Pour conclure, Bitcoin risque de disparaitre advenant l’entrée imminente de Libra sur les marchés mondiaux. Son extinction pourrait bien signaler la fin de la protection et l’indépendance de renseignements personnels du citoyen dans l’Occident. En principe, les cryptomonnaies ont été créées pour encourager le commerce sécuritaire et anonyme en ligne. Libra vous propose tous les avantages de cryptomonnaies au coût de vos données dépersonnalisées qu’elle étudiera et vendra à des tierces parties. Songez un moment à ce que cette corporation pourra apprendre sur vous en combinant vos renseignements personnels à votre historique financier.

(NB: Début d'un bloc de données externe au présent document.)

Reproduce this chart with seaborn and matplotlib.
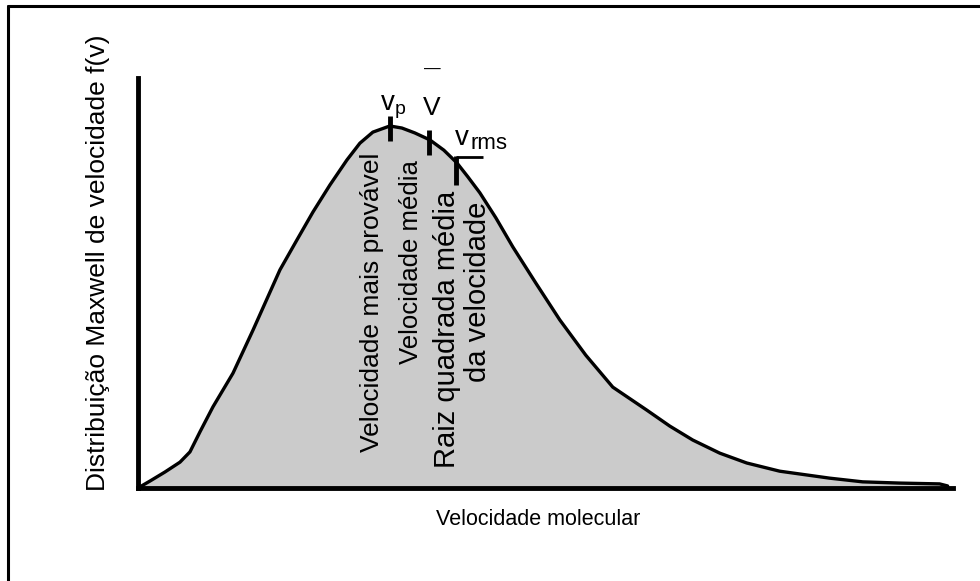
import numpy as np
import matplotlib
matplotlib.use("Agg")
import matplotlib.pyplot as plt
import seaborn as sns
from matplotlib.lines import Line2D

# Données (vitesse en unités arbitraires, f(v) normalisé)
vitesse = [0.0, 0.147, 0.33, 0.514, 0.636, 0.759, 0.918, 1.163, 1.408, 1.738,
           1.946, 2.142, 2.350, 2.558, 2.717, 2.876, 3.084, 3.231, 3.390, 3.574,
           3.745, 3.905, 4.039, 4.186, 4.382, 4.590, 4.871, 5.165, 5.483, 5.814,
           6.230, 6.512, 6.793, 7.124, 7.454, 7.858, 8.470, 8.874, 9.327, 9.816,
           9.914]
densite = [0.0, 0.017, 0.039, 0.063, 0.088, 0.137, 0.198, 0.280, 0.385, 0.532,
           0.605, 0.673, 0.739, 0.800, 0.841, 0.868, 0.883, 0.878, 0.866, 0.849,
           0.824, 0.793, 0.759, 0.720, 0.659, 0.588, 0.500, 0.410, 0.324, 0.246,
           0.190, 0.151, 0.117, 0.085, 0.061, 0.041, 0.024, 0.015, 0.012, 0.010,
           0.005]

# vitesses caractéristiques
v_p = 3.08
v_moy = 3.56
v_rms = 3.90

sns.set_theme(style="white")
plt.rcParams['font.family'] = ['Liberation Sans', 'DejaVu Sans']
plt.rcParams['mathtext.fontset'] = 'custom'
plt.rcParams['mathtext.rm'] = 'Liberation Sans'
plt.rcParams['text.color'] = 'black'
plt.rcParams['axes.labelcolor'] = 'black'

fig = plt.figure(figsize=(9.8, 5.81), dpi=100)
ax = fig.add_axes([138 / 980, 93 / 581, 815 / 980, 410 / 581])

sns.lineplot(x=vitesse, y=densite, sort=False, color='black', linewidth=2.4, ax=ax)
ax.fill_between(vitesse, densite, 0, color='#cbcbcb', zorder=0)

ax.set_xlim(0, 9.98)
ax.set_ylim(0, 1.0)
ax.set_xticks([])
ax.set_yticks([])
for s in ['top', 'right']:
    ax.spines[s].set_visible(False)
for s in ['left', 'bottom']:
    ax.spines[s].set_color('black')
    ax.spines[s].set_linewidth(3.5)

# petits traits sur la courbe
for v in [v_p, v_moy]:
    yc = np.interp(v, vitesse, densite)
    ax.plot([v, v], [yc - 0.037, yc + 0.024], color='black', lw=3.5, solid_capstyle='butt')
yc = np.interp(v_rms, vitesse, densite)
ax.plot([v_rms, v_rms], [yc - 0.054, yc + 0.016], color='black', lw=3.5, solid_capstyle='butt')
ax.plot([v_rms, v_rms + 0.32], [yc + 0.014, yc + 0.014], color='black', lw=2, solid_capstyle='butt')

# étiquettes
ax.text(2.96, 0.922, r'v$_{\mathregular{p}}$', fontsize=20, ha='left', va='baseline')
ax.text(3.60, 0.910, 'V', fontsize=19, ha='center', va='baseline')
ax.text(3.60, 1.02, '\u2014', fontsize=12, ha='center', va='center', clip_on=False)
ax.text(3.88, 0.837, 'v', fontsize=20, ha='left', va='baseline')
ax.text(4.07, 0.827, 'rms', fontsize=16, ha='left', va='baseline')

ax.text(2.86, 0.817, 'Velocidade mais provável', rotation=90, fontsize=19,
        ha='center', va='top')
ax.text(3.34, 0.800, 'Velocidade média', rotation=90, fontsize=18.5,
        ha='center', va='top')
ax.text(3.78, 0.049, 'Raiz quadrada média', rotation=90, fontsize=21,
        ha='center', va='bottom')
ax.text(4.16, 0.259, 'da velocidade', rotation=90, fontsize=21,
        ha='center', va='bottom')

ax.set_xlabel('Velocidade molecular', fontsize=15.5)
ax.xaxis.set_label_coords(0.491, -0.052)
ax.set_ylabel('Distribuição Maxwell de velocidade f(v)', fontsize=19)
ax.yaxis.set_label_coords(-0.034, 0.549)

# cadre de l'image
fig.add_artist(Line2D([7.5 / 980, 1], [1 - 5.5 / 581, 1 - 5.5 / 581], color='black', lw=2.2))
fig.add_artist(Line2D([7.5 / 980, 7.5 / 980], [0, 1 - 5.5 / 581], color='black', lw=2.2))

fig.savefig('out.png', dpi=100)
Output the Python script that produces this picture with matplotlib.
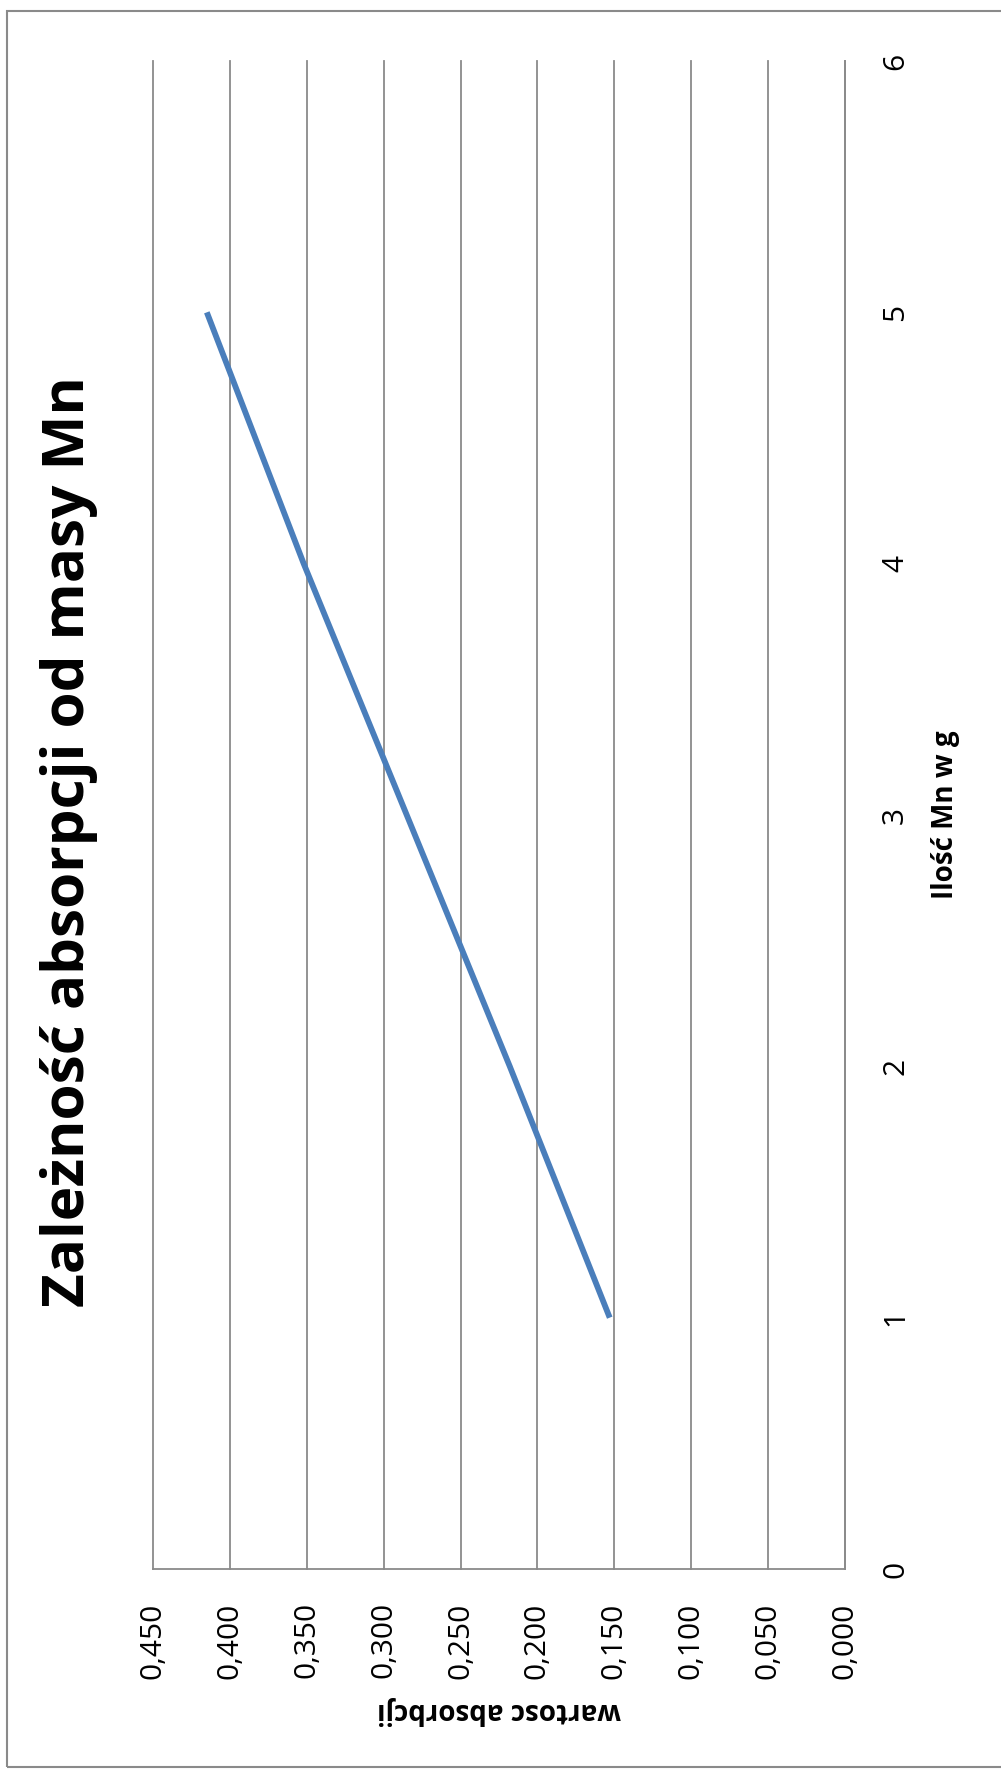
import matplotlib.pyplot as plt
import matplotlib.patches as patches

plt.rcParams['font.family'] = ['Open Sans', 'DejaVu Sans']

# Absorbance vs. mass of Mn
mass_g = [1, 2, 3, 4, 5]
absorbance = [0.153, 0.218, 0.285, 0.352, 0.415]

abs_ticks = [0.000, 0.050, 0.100, 0.150, 0.200, 0.250, 0.300, 0.350, 0.400, 0.450]
abs_labels = ['0,000', '0,050', '0,100', '0,150', '0,200', '0,250', '0,300', '0,350', '0,400', '0,450']
mass_ticks = [0, 1, 2, 3, 4, 5, 6]
mass_labels = ['0', '1', '2', '3', '4', '5', '6']

W, H = 1001, 1771
fig = plt.figure(figsize=(W / 100, H / 100), dpi=100)

# chart is laid out sideways: absorbance runs right-to-left, mass runs upward
ax = fig.add_axes([153 / W, 1 - 1569 / H, (845 - 153) / W, (1569 - 61) / H])
ax.plot(absorbance, mass_g, color='#4a7ebb', lw=4.2, solid_capstyle='butt')

ax.set_xlim(0.45, 0.0)
ax.set_ylim(0, 6)

grid_color = '#8a8a8a'
ax.set_xticks(abs_ticks)
ax.set_xticklabels(abs_labels, rotation=90, fontsize=21.5)
ax.set_yticks(mass_ticks)
ax.set_yticklabels(mass_labels, rotation=90, fontsize=21.5, va='center')
ax.yaxis.tick_right()
ax.tick_params(axis='x', length=0, pad=24)
ax.tick_params(axis='y', length=0, pad=26)

ax.grid(axis='x', color=grid_color, lw=1.3)
for gl in ax.get_xgridlines():
    gl.set_clip_on(False)
ax.set_axisbelow(True)

for side in ['left', 'top']:
    ax.spines[side].set_visible(False)
for side in ['right', 'bottom']:
    ax.spines[side].set_color(grid_color)
    ax.spines[side].set_linewidth(1.3)

# titles and axis names
fig.text(69 / W, 1 - 842 / H, 'Zależność absorpcji od masy Mn', rotation=90,
         ha='center', va='center', fontsize=42, fontweight='bold')
fig.text(945 / W, 1 - 815 / H, 'Ilość Mn w g', rotation=90,
         ha='center', va='center', fontsize=20, fontweight='bold')
fig.text(499 / W, 1 - 1710 / H, 'wartosc absorbcji', rotation=180,
         ha='center', va='center', fontsize=20, fontweight='bold')

# outer chart frame
frame = patches.Rectangle((7 / W, 1 - 1767 / H), 1.0, (1767 - 11) / H,
                          transform=fig.transFigure, fill=False,
                          edgecolor='#8a8a8a', lw=1.5, clip_on=False)
fig.add_artist(frame)

fig.savefig('out.png', dpi=100)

Sans l’intervention du législateur canadien, Facebook pourra émuler son homologue chinois Weechat pour surveiller votre argent, moduler l’accès aux sites web que vous visitez et conserver une copie de vos conversations privées. Devrions-nous accorder le bénéfice du doute à Facebook? Quels sont les effets d’un tel pouvoir sur le citoyen moyen? Qu’en est-il du futur de notre démocratie? Nous ne possédons pas ses réponses, mais nous croyons qu’elles méritent d’être débattues dans un avenir rapproché.
Ce contenu a été mis à jour le 9 juin 2020 à 13 h 21 min.